If you sound too cautious, your message may feel weak.
If you sound too confident, you risk being misleading.
The balance is simple in theory, but hard in practice:
Be clear about what is known.
Be honest about what is not.
For example:
“The evidence strongly supports this conclusion, although the exact magnitude may vary.”
This maintains confidence without overstating certainty.
A Practical Way to Explain Uncertainty
If you need a repeatable structure, use this:
1. Start with what is clearly known
2. Explain what that means in practical terms
3. Introduce the uncertainty
4. Clarify what kind of uncertainty it is
5. Explain why it exists
6. Show how to interpret it
This sequence keeps the reader grounded.
It prevents uncertainty from feeling like the main message.
A Quick Example: Two Ways to Explain the Same Idea
Version 1:
“The long-term effects of this treatment are uncertain.”
Version 2:
“Early results show that the treatment is effective in the short term, but researchers are still studying how long those effects last.”
The second version doesn’t remove uncertainty.
It places it in context.
And that’s what makes it understandable.
Conclusion — Uncertainty Doesn’t Break Understanding, Poor Communication Does
Scientific uncertainty is not a flaw.
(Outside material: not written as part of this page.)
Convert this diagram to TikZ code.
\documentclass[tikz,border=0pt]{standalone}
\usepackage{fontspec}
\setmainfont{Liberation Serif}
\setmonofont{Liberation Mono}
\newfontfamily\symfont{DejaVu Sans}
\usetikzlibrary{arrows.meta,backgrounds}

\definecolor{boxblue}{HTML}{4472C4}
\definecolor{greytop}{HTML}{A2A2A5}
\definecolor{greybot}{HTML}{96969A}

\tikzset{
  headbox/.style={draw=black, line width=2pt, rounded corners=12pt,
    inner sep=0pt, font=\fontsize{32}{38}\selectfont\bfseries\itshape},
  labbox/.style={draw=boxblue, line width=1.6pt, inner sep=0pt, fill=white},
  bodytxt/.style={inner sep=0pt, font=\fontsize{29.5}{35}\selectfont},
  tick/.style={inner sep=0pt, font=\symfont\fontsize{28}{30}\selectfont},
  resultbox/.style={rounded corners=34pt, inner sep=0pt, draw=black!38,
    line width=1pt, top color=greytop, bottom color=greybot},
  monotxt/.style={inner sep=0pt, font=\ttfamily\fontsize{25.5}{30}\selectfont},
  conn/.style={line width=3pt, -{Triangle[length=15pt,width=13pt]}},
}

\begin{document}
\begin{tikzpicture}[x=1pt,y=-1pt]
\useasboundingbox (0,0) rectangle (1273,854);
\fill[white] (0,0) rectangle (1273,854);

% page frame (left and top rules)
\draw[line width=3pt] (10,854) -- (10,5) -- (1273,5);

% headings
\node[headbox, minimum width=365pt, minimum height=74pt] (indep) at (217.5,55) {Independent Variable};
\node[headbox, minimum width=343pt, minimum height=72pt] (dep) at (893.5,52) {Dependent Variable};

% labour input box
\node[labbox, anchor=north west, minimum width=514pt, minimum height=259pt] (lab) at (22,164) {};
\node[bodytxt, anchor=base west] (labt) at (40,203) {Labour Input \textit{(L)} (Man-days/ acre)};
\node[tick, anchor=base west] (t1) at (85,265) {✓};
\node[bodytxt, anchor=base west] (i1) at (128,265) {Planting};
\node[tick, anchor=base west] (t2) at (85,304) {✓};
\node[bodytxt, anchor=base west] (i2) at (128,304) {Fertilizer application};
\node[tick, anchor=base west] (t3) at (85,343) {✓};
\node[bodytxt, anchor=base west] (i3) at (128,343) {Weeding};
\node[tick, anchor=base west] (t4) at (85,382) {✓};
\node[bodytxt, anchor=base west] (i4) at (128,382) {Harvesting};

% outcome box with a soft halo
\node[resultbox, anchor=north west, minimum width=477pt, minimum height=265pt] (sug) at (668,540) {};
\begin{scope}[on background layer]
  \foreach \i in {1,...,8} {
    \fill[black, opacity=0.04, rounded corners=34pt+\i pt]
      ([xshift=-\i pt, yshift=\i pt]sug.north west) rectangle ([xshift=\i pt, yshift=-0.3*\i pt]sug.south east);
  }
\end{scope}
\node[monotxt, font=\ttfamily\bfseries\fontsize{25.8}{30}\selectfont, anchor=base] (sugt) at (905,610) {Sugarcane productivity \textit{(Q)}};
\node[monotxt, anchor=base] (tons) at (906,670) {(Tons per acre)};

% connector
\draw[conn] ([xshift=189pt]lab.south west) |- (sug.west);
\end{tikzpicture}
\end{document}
It’s a feature of careful thinking.
But when it’s communicated poorly, it creates confusion instead of clarity.
The solution is not to remove uncertainty.
It’s to structure it, explain it, and connect it to what people already understand.
When you do that, uncertainty stops being a barrier — and becomes part of the explanation.
And that’s when readers stay with you, instead of dropping off.